Photo: Zanele Muholi

Artist's Talk: Zanele Muholi 
in Conversation with Chris Boot

Saturday, June 13th at 4:00 pm

Paramount Theater
215 East Main Street
Charlottesville, VA 22902

Exhibition: Love, Life, and Loss 
May 30th - June 30th
Outdoors, across from the Freedom of Speech monument next to the Charlottesville Transit Center: 
615 Water St E, Charlottesville, VA 22902

     

 
 

Zanele Muholi was born in Umlazi, Durban, South Africa in 1972, and received an MFA in Documentary Media from Ryerson University, Toronto. She has had recent solo exhibitions at Stevenson, Johannesburg; the Williams College Museum of Art, Williamstown, Massachusetts; and Yancey Richardson Gallery, New York. She has a forthcoming solo exhibition at the Brooklyn Museum.
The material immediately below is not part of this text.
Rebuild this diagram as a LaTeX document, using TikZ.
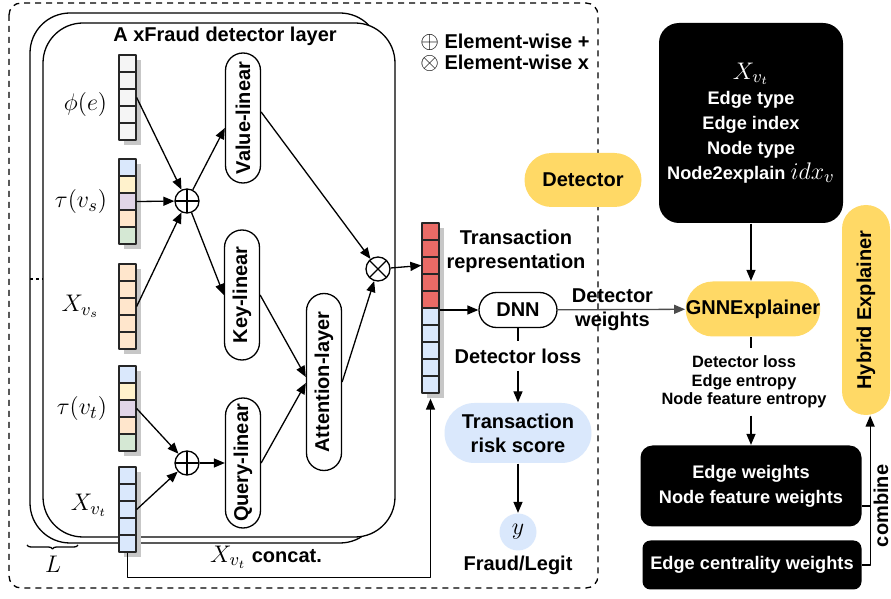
\documentclass[tikz,border=0pt]{standalone}
\usepackage{amsmath}
\usepackage{fontspec}
\setmainfont{Liberation Sans}
\usetikzlibrary{positioning,arrows.meta,decorations.pathreplacing}

\definecolor{ylw}{HTML}{FFD966}
\definecolor{lblue}{HTML}{DAE8FC}
\definecolor{lred}{HTML}{EA6B66}
\definecolor{lylw}{HTML}{FFF2CC}
\definecolor{lpurp}{HTML}{E1D5E7}
\definecolor{lorng}{HTML}{FFE6CC}
\definecolor{lgrn}{HTML}{D5E8D4}
\definecolor{lgray}{HTML}{F5F5F5}

\tikzset{
  cell/.style={draw=black!85, fill=#1, minimum size=8.5pt, inner sep=0pt},
  arr/.style={-{Triangle[length=5.5pt,width=4.5pt]}},
  mathlbl/.style={font=\fontsize{13}{15}\selectfont},
  lin/.style={draw, rounded corners=8.75pt, minimum width=17.5pt, minimum height=65pt, inner sep=0pt},
  pill/.style={draw, rounded corners=8.75pt, minimum width=39pt, minimum height=17.5pt, inner sep=0pt},
  ybox/.style={fill=ylw, rounded corners=13.5pt, inner sep=0pt},
  bbox/.style={fill=black, text=white, align=center, inner sep=0pt,
    font=\bfseries\fontsize{9.1}{12.5}\selectfont},
  opl/.style={circle, draw, minimum size=12pt, inner sep=0pt, path picture={
    \draw (path picture bounding box.north) -- (path picture bounding box.south)
          (path picture bounding box.west) -- (path picture bounding box.east);}},
  omul/.style={circle, draw, minimum size=12pt, inner sep=0pt, path picture={
    \draw ([shift={(45:6pt)}]path picture bounding box.center) -- ([shift={(225:6pt)}]path picture bounding box.center)
          ([shift={(135:6pt)}]path picture bounding box.center) -- ([shift={(315:6pt)}]path picture bounding box.center);}}
}

% column vector: name, left x, top y, cell colours
\newcommand{\vect}[4]{%
  \foreach \c [count=\i] in {#4} {
    \fill[black!22] (#2+5,#3+17*\i-12) rectangle ++(17,17);
    \node[cell=\c] (#1-\i) at (#2+8.5,#3+17*\i-8.5) {};
  }
}
\newcommand{\lgmath}[1]{{\fontsize{13}{15}\selectfont$#1$}}

\begin{document}
\begin{tikzpicture}[x=0.5pt, y=-0.5pt, line width=0.65pt, line join=round,
  every node/.style={font=\bfseries\fontsize{10}{12}\selectfont}]
  \useasboundingbox (0,0) rectangle (891,599);
  \fill[white] (0,0) rectangle (891,599);

  % detector part
  \draw[dash pattern=on 3pt off 2.5pt, rounded corners=6pt] (9,3) rectangle (598,588);
  \draw[rounded corners=20pt] (30,13) rectangle (380,543);
  \draw[fill=white, rounded corners=20pt] (43,23) rectangle (395,537);
  \draw[dash pattern=on 1.5pt off 1.5pt] (30,279) -- (43,279);
  \draw[decorate, decoration={brace, mirror, amplitude=2pt}] (27,545) -- (78,545);
  \node[mathlbl] (Lnum) at (53,564) {$L$};

  \node (title) at (225,36) {A xFraud detector layer};
  \node[anchor=west] (plusleg) at (413,42) {\lgmath{\oplus} Element-wise +};
  \node[anchor=west] (timesleg) at (413,63) {\lgmath{\otimes} Element-wise x};

  \vect{phi}{119}{55}{lgray,lgray,lgray,lgray,lgray}
  \vect{taus}{119}{159}{lblue,lylw,lpurp,lorng,lgrn}
  \vect{xvs}{119}{264}{lorng,lorng,lorng,lorng,lorng}
  \vect{taut}{119}{366}{lblue,lylw,lpurp,lorng,lgrn}
  \vect{xvt}{119}{467}{lblue,lblue,lblue,lblue,lblue}
  \vect{trans}{422}{223}{lred,lred,lred,lred,lred,lblue,lblue,lblue,lblue,lblue}

  \node[mathlbl, left=2pt of phi-3, yshift=-3.5pt] (philbl) {$\phi(e)$};
  \node[mathlbl, left=2pt of taus-3] (tauslbl) {$\tau(v_s)$};
  \node[mathlbl, left=6pt of xvs-3] (xvslbl) {$X_{v_s}$};
  \node[mathlbl, left=2pt of taut-3] (tautlbl) {$\tau(v_t)$};
  \node[mathlbl, left=2pt of xvt-3, yshift=2pt] (xvtlbl) {$X_{v_t}$};

  \node[opl] (add1) at (187,201) {};
  \node[opl] (add2) at (187,463) {};
  \node[omul] (mul) at (378,269) {};

  \node[lin] (vlin) at (243,118) {\rotatebox{90}{Value-linear}};
  \node[lin] (klin) at (242,295) {\rotatebox{90}{Key-linear}};
  \node[lin] (qlin) at (243,463) {\rotatebox{90}{Query-linear}};
  \node[lin, minimum height=88.5pt] (att) at (324,382) {\rotatebox{90}{Attention-layer}};

  \foreach \v in {phi,taus,xvs}
    \draw[arr] (\v-3.east) -- (add1);
  \foreach \v in {taut,xvt}
    \draw[arr] (\v-3.east) -- (add2);
  \draw[arr] (add1) -- ([yshift=-5pt]vlin.west);
  \draw[arr] (add1) -- (klin.west);
  \draw[arr] (add2) -- (qlin.west);
  \draw[arr] ([yshift=3pt]vlin.east) -- (mul);
  \draw[arr] (klin.east) -- ([yshift=2.5pt]att.west);
  \draw[arr] (qlin.east) -- ([yshift=-0.5pt]att.west);
  \draw[arr] (att.east) -- (mul);
  \draw[arr] (mul) -- (trans-3.west);
  \draw[arr] (xvt-5.south) -- ++(0,25) -| ([yshift=-2.5pt]trans-10.south);
  \node (cclbl) at (266,557) {\lgmath{X_{v_t}} concat.};

  \node[align=center] (translbl) at (516,251) {Transaction\\representation};
  \node[pill] (dnn) at (518,310) {DNN};
  \draw[arr] (trans-5.east |- dnn.west) -- (dnn);
  \node (dloss) at (518,356) {Detector loss};
  \node[fill=lblue, rounded corners=15pt, minimum width=73.5pt, minimum height=30pt,
    inner sep=0pt, align=center] (risk) at (518,433) {Transaction\\risk score};
  \node[circle, fill=lblue, minimum size=18.5pt, inner sep=0pt, mathlbl] (yout) at (518,532) {$y$};
  \node (fl) at (518,565) {Fraud/Legit};
  \draw (dnn) -- (dloss);
  \draw[arr] (dloss) -- (risk);
  \draw[arr] (risk) -- (yout);

  % explainer part
  \node[ybox, minimum width=58.5pt, minimum height=27pt] (det) at (583,180) {Detector};
  \node[bbox, rounded corners=10pt, minimum width=92pt, minimum height=100pt] (inp) at (751,123)
    {\lgmath{X_{v_t}}\\[0pt] Edge type\\Edge index\\Node type\\Node2explain \lgmath{idx_v}};
  \node[ybox, minimum width=66.5pt, minimum height=27.5pt] (gnn) at (753,309) {GNNExplainer};
  \draw[arr] (inp.south -| 751,0) -- (gnn.north -| 751,0);
  \draw[arr, black!70] (dnn) -- node[pos=0.43, align=center, text=black] (dwlbl) {Detector\\weights} (gnn);

  \node[align=center, font=\bfseries\fontsize{8.2}{9.3}\selectfont] (eloss) at (744,382)
    {Detector loss\\Edge entropy\\Node feature entropy};
  \node[bbox, rounded corners=6pt, minimum width=110.5pt, minimum height=40.5pt] (ewt) at (751,486)
    {Edge weights\\Node feature weights};
  \node[bbox, rounded corners=4pt, minimum width=109.5pt, minimum height=24.5pt] (ecw) at (752,565)
    {Edge centrality weights};
  \draw (gnn.south -| 751,0) -- (eloss.north -| 751,0);
  \draw[arr] (eloss.south -| 751,0) -- (ewt.north -| 751,0);

  \node[ybox, rounded corners=12pt, minimum width=24pt, minimum height=105pt] (hyb) at (866,310)
    {\rotatebox{90}{Hybrid Explainer}};
  \draw[arr] (ecw.east) -- ++(8,0) coordinate (cmb) -- (cmb |- hyb.south);
  \draw ([yshift=-10pt]ewt.east) -- ++(8,0);
  \node[rotate=90, inner sep=1pt] (comb) at (881,506) {combine};
\end{tikzpicture}
\end{document}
Zanele participated in the 55th Venice Biennial in 2013 and dOCUMENTA 13 in 2012. 

Among many honors, Carnegie International awarded Zanele the Fine Prize for emerging artists in 2013, and her work was presented at the Carnegie Museum of Art in Pittsburgh. Muholi’s work is represented in the collections of the Museum of Fine Arts, Boston; the Museum of Modern Art, New York; the Brooklyn Museum; the San Francisco Museum of Modern Art; the Tate Modern, London; the Yale University Art Gallery, New Haven, Connecticut; and the Art Institute of Chicago, among others.

Zanele has documented stories of hate crimes against the gay community in order to bring the realities of “corrective rape," assault, and HIV/AIDS to public attention. She founded Inkanyiso in 2009, a nonprofit organization concerned with visual activism and media advocacy on behalf of the LGBTI community. In 2013, she was appointed Honorary Professor of video and photography at the University of the Arts/Hochschule für Künste in Bremen, Germany.  Zanele lives and works in Johannesburg, South Africa.

The 2015 Festival is curated by Kathy Ryan, Director of Photography at The New York Times Magazine and Scott Thode, independent curator. 


Chris Boot is the Executive Director of Aperture Foundation. Previously he was director of London’s Photo Co-op (since renamed Photofusion), an independent photography education center; director of Magnum Photos, first in London, and then in New York; and editorial director at Phaidon Press.